We're fighting with each other as we rationalize preposterous ideas.  Our senses are waging wars within our own minds and exploding with venomous fury.  

We're confused.  Is what we see a stark reality, or a confluence of external forces conspiring to form the optical illusion of abject failure?  

We're lost. The darkness envelops us so completely at the moment that our panic has staged a coup on sound reasoning.  Every crackle in the distance induces whiplash.  Every mysterious breeze brings about wild defensive convulsions. 

What direction am I facing? 

Will I fall if I take another step?

Is someone, or something, in this place with me?

We have reached purgatory.  We now, as fans, occupy the space where we can see both heaven and hell very clearly.  And that's starting to drive us completely mad. 

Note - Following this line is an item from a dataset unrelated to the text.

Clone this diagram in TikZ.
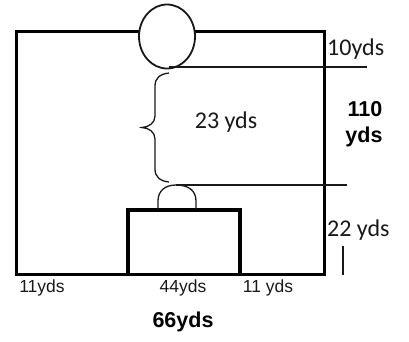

You see, once you're in purgatory, you're only thinking of ways to get out of purgatory.  No one ever plants a lawn chair, mixes some lemonade, flips on an adult contemporary station and just relaxes in purgatory. You're not giving the Sade the Sweetest Taboo with a 5-8 record.  You're hatching escape plans. With the flames of hell licking your arches, you look around to see if there's someone you can sacrifice, or at least stand on, to get closer to heaven.  

Paul Pierce?  If he's a true Celtic, he'll do anything, even agree to a trade, to help!  Ray Allen?  He hasn't been a Celtic THAT long.  Kevin Garnett?  He's so proud he'll probably quit before playing for whatever team he gets traded to.  

 Pile up the bodies, we think, and we can build a human ladder high enough for God, or at least Rajon Rondo, to reach down and rescue us so we can bathe in beams of sunlight once again.

Perhaps self flagellation will appease the mighty NBA Gods of which Doc Rivers speaks so often? Perhaps if we willingly punish ourselves, dismantle this affront to Lord Naismith, and accept our suffering, the Gods will spare prolonged torture.  Maybe we don't need to go to actual hell if we can create our own here in purgatory.  We'll even play some Nickelback to show we're serious about it.

Or maybe we should shelve they histrionics for a while.  Because the panic isn't appropriate just yet.  

When you're caught in a rip current and feel yourself being pulled away from the shore, you don't swim against it in a desperate attempt to get back to dry land.  The people who do that are the ones that drown.  The people who fight the urge to panic, calmly ride the wave and find a way to slide out of it are ones who are building sand castles in half an hour.  

The panic?  The trade proposals?  The manufactured mania?  It's too soon.  There's no doubt the Celtics have dropped from their perch.  But we don't know yet if this is permanent or temporary.  And when you don't know how bad the situation is, then you don't know how to fix it.  Now is the time to assess the situation, not provide knee-jerk remedies.  You can't properly treat a patient when you don't know how sick the patient is. 

The Boston Celtics, as they are currently built, already have a "self destruct in 2012-13" button.  Hitting the button now serves no purpose.  We're all in purgatory together.  We all want to get out just as badly.  But the best course of action is to just wait, at least until March, before putting any escape plans into action.